One Month of Rainstorms Boost California’s Water Supply by an Estimated 1 Million Acres

As three raging storms pummeled Northern California in early January, the lakes rose, the floodgates opened, the rivers swelled, and the waterfalls roared.

The landscape that became dry and parched during five years of drought turned into a wet, soggy mess. Trickles of water became surging flows, and floodplains transformed into massive seas of water.

The gallery below of before-and-after images shows the dramatic impact the heavy rains have had on water levels at lakes, reservoirs, dams and rivers across the top half of the state.

The rainfall totals from around Northern California for early January are staggering.

Downtown San Francisco has received 5.53 inches of rain since Jan. 1. The last time the city has seen a number higher than this was 1982 when 7.53 inches fell between Jan. 1 and Jan. 11. During last year’s El Niño year, S.F. had received close to three inches by this date.

More impressive numbers: The coastal range mountains outside Guerneville, where roads and homes went underwater when the Russian River flooded, has received some 21 inches of rain since Jan. 4.

In Downieville, where the Yuba River gushed with a heavy flow all week, some 23 inches of rain were recorded in the past seven days.

The super soakings have filled reservoirs that were mere mud puddles, their cracked lake beds once exposed at the height of the drought that plagued the state for five-plus years and still persists in many regions, especially in Southern California.

The reservoirs in Northern California have gained some million acres of storage in the past seven days, Michael Anderson, a climatologist with the California Department of Water Resources estimates. And total surface storage for the state is roughly 97 percent of average, with the the total storage for the largest reservoirs being at 111 percent of normal.
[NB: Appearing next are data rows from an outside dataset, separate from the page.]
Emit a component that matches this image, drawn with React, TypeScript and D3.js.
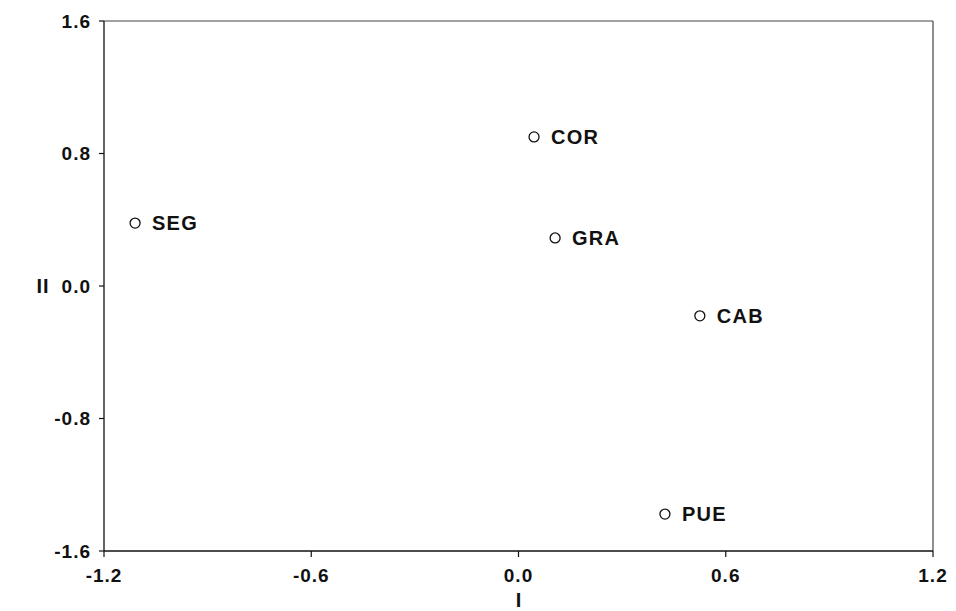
import React from "react";
import * as d3 from "d3";

const labels = ["COR", "GRA", "SEG", "CAB", "PUE"];
const xValues = [0.045, 0.106, -1.11, 0.525, 0.424];
const yValues = [0.9, 0.29, 0.38, -0.18, -1.377];
const xTicks = [-1.2, -0.6, 0.0, 0.6, 1.2];
const yTicks = [-1.6, -0.8, 0.0, 0.8, 1.6];
const xTitle = "I";
const yTitle = "II";

const W = 956;
const H = 611;
const left = 104;
const right = 933;
const top = 21;
const bottom = 551;

export default function App() {
  const x = d3.scaleLinear().domain([-1.2, 1.2]).range([left, right]);
  const y = d3.scaleLinear().domain([-1.6, 1.6]).range([bottom, top]);
  const font = "Arial, 'Liberation Sans', Helvetica, sans-serif";
  const fmt = (v: number) => d3.format(".1f")(v).replace("\u2212", "-");
  return (
    <svg
      width={W}
      height={H}
      style={{ position: "absolute", left: 0, top: 0, background: "#fff" }}
      fontFamily={font}
    >
      {/* frame */}
      <line x1={left} x2={right} y1={top} y2={top} stroke="#444" strokeWidth={1.2} />
      <line x1={right} x2={right} y1={top} y2={bottom} stroke="#444" strokeWidth={1.2} />
      <line x1={left} x2={left} y1={top} y2={bottom} stroke="#111" strokeWidth={1.3} />
      <line x1={left} x2={right} y1={bottom} y2={bottom} stroke="#111" strokeWidth={1.5} />
      {/* y ticks */}
      {yTicks.map((t, i) => (
        <g key={"y" + i}>
          <line x1={left - 5} x2={left} y1={y(t)} y2={y(t)} stroke="#111" strokeWidth={1.2} />
          <text
            x={left - 13}
            y={y(t)}
            dy="0.36em"
            textAnchor="end"
            fontSize={19}
            fontWeight="bold"
            letterSpacing={1}
            fill="#111"
          >
            {fmt(t)}
          </text>
        </g>
      ))}
      {/* x ticks */}
      {xTicks.map((t, i) => (
        <g key={"x" + i}>
          <line x1={x(t)} x2={x(t)} y1={bottom} y2={bottom + 6} stroke="#111" strokeWidth={1.2} />
          <text
            x={x(t)}
            y={582}
            textAnchor="middle"
            fontSize={19}
            fontWeight="bold"
            letterSpacing={1}
            fill="#111"
          >
            {fmt(t)}
          </text>
        </g>
      ))}
      {/* axis titles */}
      <text x={(left + right) / 2} y={607} textAnchor="middle" fontSize={20} fontWeight="bold" fill="#111">
        {xTitle}
      </text>
      <text x={43} y={y(0)} dy="0.36em" textAnchor="middle" fontSize={20} fontWeight="bold" letterSpacing={1} fill="#111">
        {yTitle}
      </text>
      {/* points */}
      {labels.map((l, i) => (
        <g key={l}>
          <circle cx={x(xValues[i])} cy={y(yValues[i])} r={5} fill="#fff" stroke="#111" strokeWidth={1.3} />
          <text
            x={x(xValues[i]) + 17}
            y={y(yValues[i])}
            dy="0.36em"
            fontSize={20}
            fontWeight="bold"
            letterSpacing={1.2}
            fill="#111"
          >
            {l}
          </text>
        </g>
      ))}
    </svg>
  );
}
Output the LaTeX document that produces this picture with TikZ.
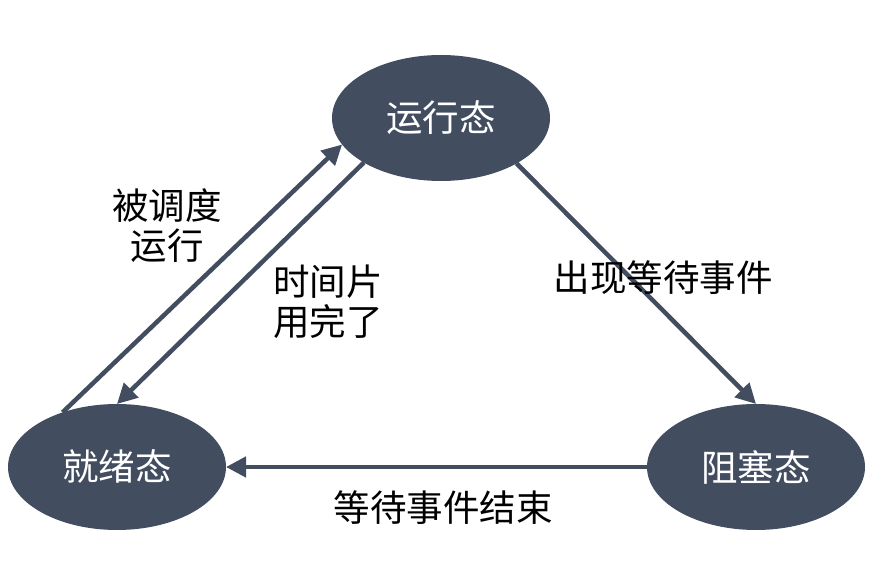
\documentclass[tikz,border=0pt]{standalone}
\usepackage{fontspec}
\setmainfont{Noto Sans CJK SC}
\usetikzlibrary{shapes.geometric,arrows.meta}
\definecolor{slate}{HTML}{434D60}
\tikzset{
  state/.style={ellipse, fill=slate, text=white, minimum width=218pt, minimum height=126pt, inner sep=0pt, outer sep=0pt, font=\fontsize{36.5}{41}\selectfont},
  conn/.style={draw=slate, line width=4.5pt, -{Triangle[length=20pt,width=20pt]}, shorten >=0pt},
  lbl/.style={align=center, font=\fontsize{36.5}{40}\selectfont, text=black, inner sep=0pt}
}
\begin{document}
\begin{tikzpicture}[x=1pt,y=1pt]
\useasboundingbox (0,0) rectangle (889,560);
\node[state] (run) at (441,442) {运行态};
\node[state] (ready) at (117,93) {就绪态};
\node[state] (block) at (756,93) {阻塞态};
\draw[conn] (ready.135.5) -- (run.195);
\draw[conn] (run.210.6) -- (ready.90);
\draw[conn] (run.329.7) -- (block.90);
\draw[conn] (block.180) -- (ready.0);
\node[lbl] (l1) at (167,334) {被调度\\运行};
\node[lbl] (l2) at (328,258) {时间片\\用完了};
\node[lbl] (l3) at (663,282) {出现等待事件};
\node[lbl] (l4) at (443,52) {等待事件结束};
\end{tikzpicture}
\end{document}
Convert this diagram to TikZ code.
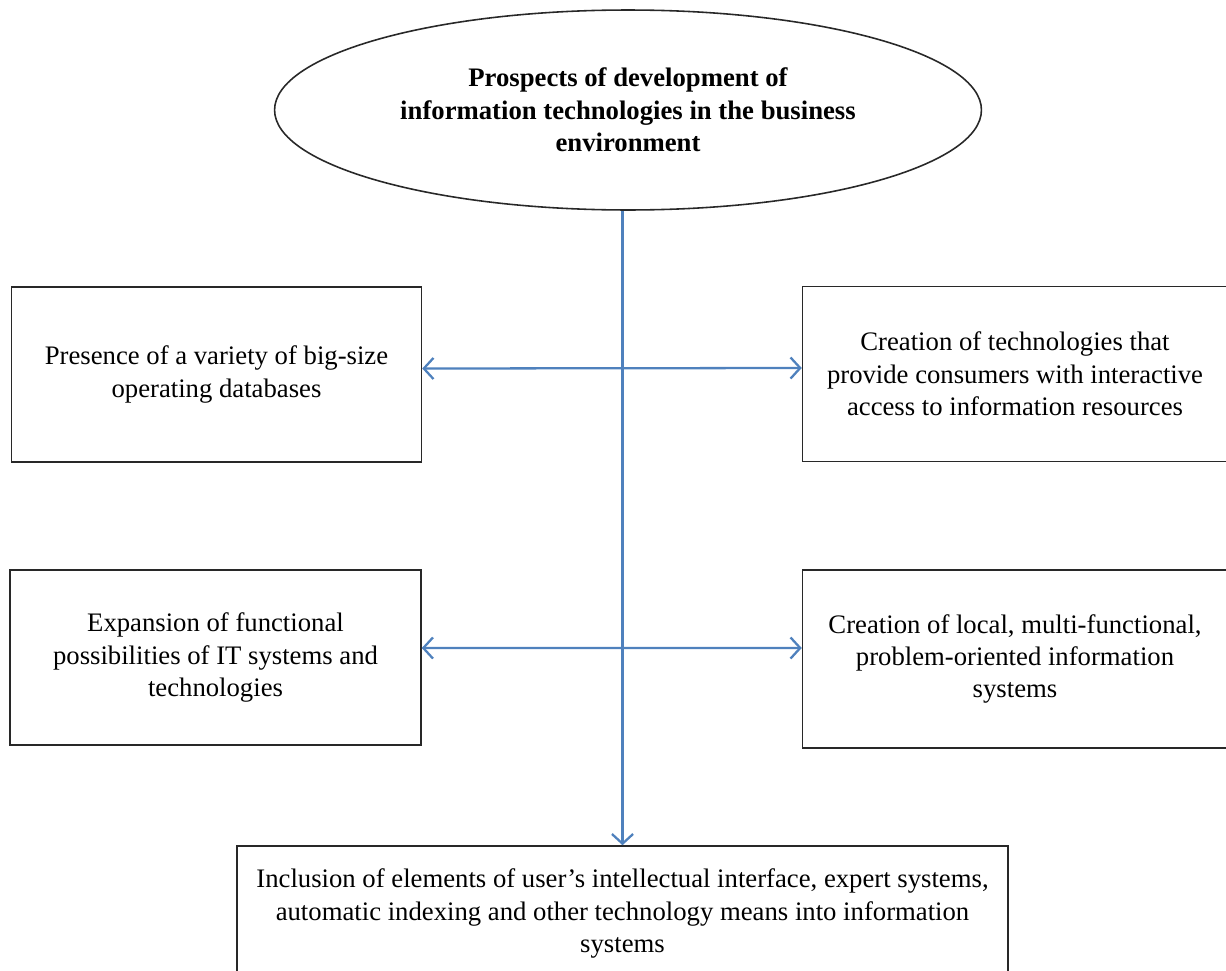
\documentclass[tikz,border=0pt]{standalone}
\usepackage{fontspec}
\setmainfont{Liberation Serif}
\usetikzlibrary{shapes.geometric,arrows.meta,positioning}
\definecolor{linkblue}{RGB}{79,129,189}
\definecolor{edge}{RGB}{40,40,40}

\begin{document}
\begin{tikzpicture}[x=0.02cm,y=-0.02cm,
  bx/.style={draw=edge,line width=0.9pt,minimum width=8.2cm,minimum height=3.5cm,
             font=\fontsize{15.2}{18.4}\selectfont,align=center},
  el/.style={draw=edge,ellipse,line width=0.9pt,minimum width=14.14cm,minimum height=4cm,
             font=\fontsize{15.2}{18.4}\selectfont\bfseries,align=center},
  ar/.style={line width=1.3pt,color=linkblue,>={Straight Barb[length=5.5pt,width=12pt]}}
]
\useasboundingbox (0,0) rectangle (1226,970);

\node[el] (prosp) at (628,110) {Prospects of development of\\information technologies in the business\\environment};

\node[bx] (pres)  at (216.5,374.5) {Presence of a variety of big-size\\operating databases};
\node[bx,minimum width=8.5cm] (creat) at (1015,374) {Creation of technologies that\\provide consumers with interactive\\access to information resources};
\node[bx,minimum width=8.22cm] (expan) at (215.5,657.5) {Expansion of functional\\possibilities of IT systems and\\technologies};
\node[bx,minimum width=8.5cm,minimum height=3.56cm] (local) at (1015,659) {Creation of local, multi-functional,\\problem-oriented information\\systems};
\node[bx,minimum width=15.42cm,minimum height=2.7cm] (incl) at (622.5,913.5) {Inclusion of elements of user's intellectual interface, expert systems,\\automatic indexing and other technology means into information\\systems};

% main axis
\draw[ar,->] (incl.north |- prosp.south) -- (incl.north);

% side links
\draw[ar,<->] ([yshift=0.12cm]pres.east) -- ([yshift=0.12cm]creat.west);
\draw[ar,<->] ([yshift=0.19cm]expan.east) -- ([yshift=0.22cm]local.west);

\end{tikzpicture}
\end{document}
Lake Oroville, the state’s second-largest reservoir, gained a bit more than 620,000 acre-feet in the first 10 days of January alone.

“That is almost 18 percent of its capacity,” Anderson said. “Since Oroville was about 750,000 acre-feet below its storage limits during flood season (a consequence of the drought), they can keep all that water for future use and largely offset storage impacts from the drought.”

Since January 1, the Northern Sierra 8-Station Index has seen 15.9 inches of precipitation. That number is a measurement of total liquid from rain and melted snow collected at eight stations in the Northern California mountains running from the Cascades to the northern Sierra.

We are already at “almost 32 percent of the annual average of 50 inches,” Anderson said. “As a comparison, in the recent drought, from Jan. 1, 2013 until Feb. 5, 2014 the 8-Station Index only had 16.5 inches inches of precipitation.”